The Prove It Lost and Found
It was late, I was jet-lagged, and I'd just finished recording my first event from a new series of debates that I am producing for NPR called Intelligence Squared U. S.. And as the weather was in that in between place -- not summer, not fall -- while I'd worn a jacket in, I hadn't remembered it on the way out.
I remember later, and Charles, in a very kind and chivalrous way, returns the very next night to reclaim my lost jacket. Little did he know what sort of barkeep had kept an eye on my jacket.
He walks in, goes up to the bar and describes the lost item: a light weight black jacket, zippered front, two pockets with flap covers. The barkeep, let's call her Psychotic Fashionista Barkeep, or PFB for short, tells him that while, yes, she does have a jacket answering to that very description which someone left the previous evening, that his description is not sufficent. She wants names. Make and model.
The phone rings. It's a very confused Charles who hands me over to PFB. I describe the jacket and she explains to me that my description is missing the key element: the fashion label. I tell her that I haven't a clue, that in fact, the jacket was a recent hand-me-down from my older sister. And there we remain locked in a bizarre dialogue: PFB clearly believing that she is protecting a jacket for it's rightful owner, vs. me, the rightful owner, trying to suss out if she is on the level. She tells me it is from a very exclusive label. That, in fact, there is only one boutique in Manhattan. That she had two frenchmen as customers that night and what if it belongs to one of them? "Did they call and tell you that they'd lost a jacket with the exact physical characteristics of the jacket you found?" I ask. "Well, no." She admits. "Why don't I come down and see if it's mine," I offer. "No. You have to know the label. If you see the jacket, you'll just want it, it's just so nice." Thanks for the complement to MY JACKET. True, it is nice.
In my imagination, I follow her home from work. She unlocks the deadbolt and throws the door open. The door swings into an enormous stack of hundreds of lost umbrellas. She drops her keys down on the table, next to the display rack of sunglasses she's aquired from all those forgettful happy hour customers who arrived at her bar in full sun. She goes to her desk and sits down at the computer, checking her ebay store to see if any of her used designer jackets have sold.

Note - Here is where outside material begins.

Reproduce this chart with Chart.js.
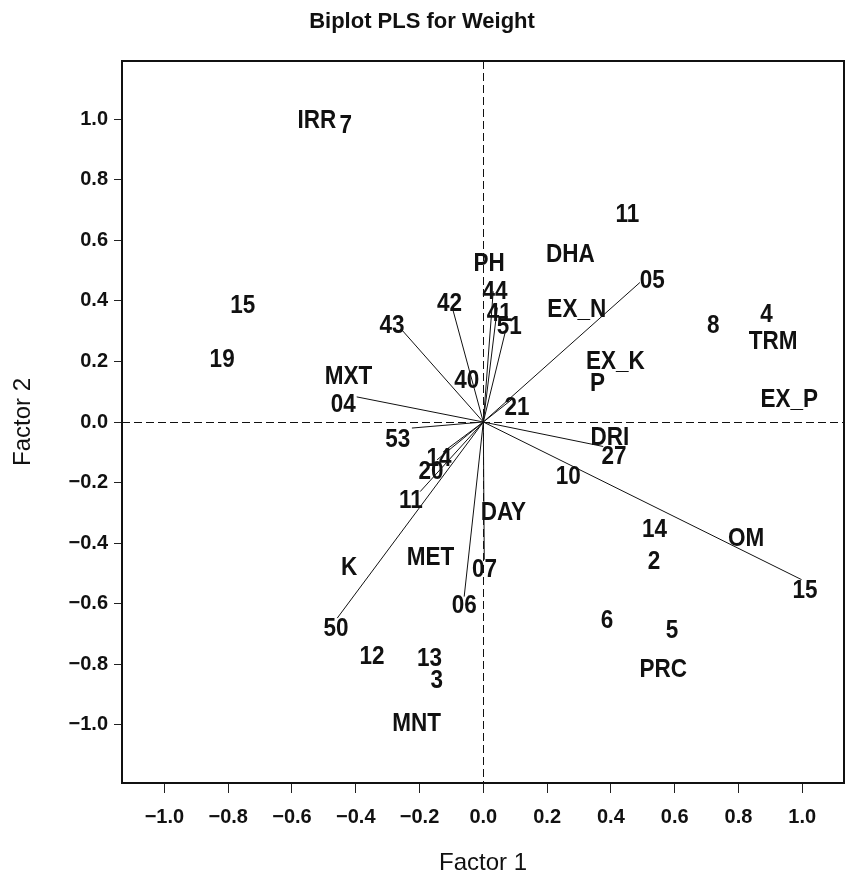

The following evening I went over to Sample myself and picked up the jacket. My sister Jenny had furnished the label: Facconable. France. Yes, she'd furnished the label along with her remarks about regret at giving fine boutique clothing to a sister who clearly 'didn't know from T.J. Maxx.' PFB greeted me -- and I was reunited with my jacket (which, by the way, had my public radio conference schwag pen in the pocket). "I'm so glad it's yours. I wanted you to have it." "Right." I think. She sure didn't act like it. And poor Charles for having tried to do something kind and gentlemanly for me, only to be met with her suspicions and unnecessary protections! "Well, my sister will never give me another hand-me-down...because of the whole label thing." "I just didn't want to give it to the wrong person." PFB explained. Ok, plausible. Fucked up, but plausible.